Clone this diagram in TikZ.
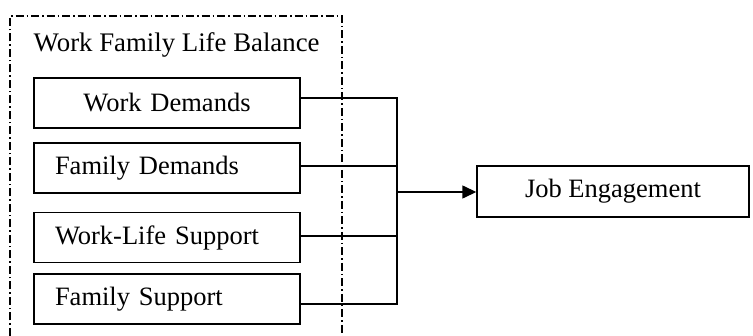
\documentclass[tikz,border=0pt]{standalone}
\usepackage{fontspec}
\setmainfont{Liberation Serif}
\usetikzlibrary{arrows.meta}

\begin{document}
\begin{tikzpicture}[x=1pt, y=-1pt, line width=1.4pt, >={Triangle[length=14pt,width=13pt]},
    factor/.style={draw, inner xsep=21pt, inner ysep=0pt, minimum height=50pt, text width=224pt, align=left, font=\fontsize{26.5}{30}\selectfont},
    outcome/.style={draw, inner sep=0pt, minimum width=272pt, minimum height=51pt, font=\fontsize{26.5}{30}\selectfont},
    group/.style={line width=1.2pt, dash pattern=on 8pt off 3pt on 1.5pt off 3pt}]

  \useasboundingbox (0,0) rectangle (753,336);

  % dash-dot frame round the factors
  \draw[group] (10,336) -- (10,16) -- (342,16) -- (342,336);
  \node[anchor=base west, inner sep=0pt, font=\fontsize{26.8}{30}\selectfont] (title) at (33,52) {Work Family Life Balance};

  \node[factor, align=center] (wd) at (167,103) {Work Demands};
  \node[factor] (fd) at (167,168) {Family Demands};
  \node[factor] (wls) at (167,237.5) {Work-Life Support};
  \node[factor] (fs) at (167,299) {Family Support};

  \node[outcome] (je) at (613,191.5) {Job Engagement};

  \coordinate (hub) at (397,192);

  \draw ([yshift=5pt]wd.east) -| (hub);
  \draw ([yshift=2pt]fd.east) -| (hub);
  \draw ([yshift=1.5pt]wls.east) -| (hub);
  \draw ([yshift=-5pt]fs.east) -| (hub);
  \draw[->] (hub) -- (hub -| je.west);
\end{tikzpicture}
\end{document}
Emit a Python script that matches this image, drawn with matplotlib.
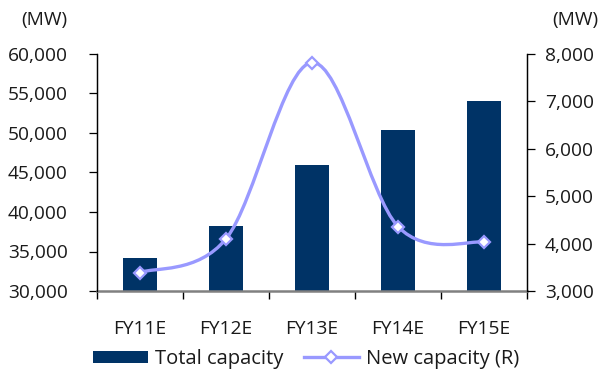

++++

TASK OBJECTIVE => Transcribe, from the records above, the first line and every line after it up to and including the line with "(hub) at (397,192);"; omit pictures.

CORRECT RESULT =>
Clone this diagram in TikZ.
\documentclass[tikz,border=0pt]{standalone}
\usepackage{fontspec}
\setmainfont{Liberation Serif}
\usetikzlibrary{arrows.meta}

\begin{document}
\begin{tikzpicture}[x=1pt, y=-1pt, line width=1.4pt, >={Triangle[length=14pt,width=13pt]},
    factor/.style={draw, inner xsep=21pt, inner ysep=0pt, minimum height=50pt, text width=224pt, align=left, font=\fontsize{26.5}{30}\selectfont},
    outcome/.style={draw, inner sep=0pt, minimum width=272pt, minimum height=51pt, font=\fontsize{26.5}{30}\selectfont},
    group/.style={line width=1.2pt, dash pattern=on 8pt off 3pt on 1.5pt off 3pt}]

  \useasboundingbox (0,0) rectangle (753,336);

  % dash-dot frame round the factors
  \draw[group] (10,336) -- (10,16) -- (342,16) -- (342,336);
  \node[anchor=base west, inner sep=0pt, font=\fontsize{26.8}{30}\selectfont] (title) at (33,52) {Work Family Life Balance};

  \node[factor, align=center] (wd) at (167,103) {Work Demands};
  \node[factor] (fd) at (167,168) {Family Demands};
  \node[factor] (wls) at (167,237.5) {Work-Life Support};
  \node[factor] (fs) at (167,299) {Family Support};

  \node[outcome] (je) at (613,191.5) {Job Engagement};

  \coordinate (hub) at (397,192);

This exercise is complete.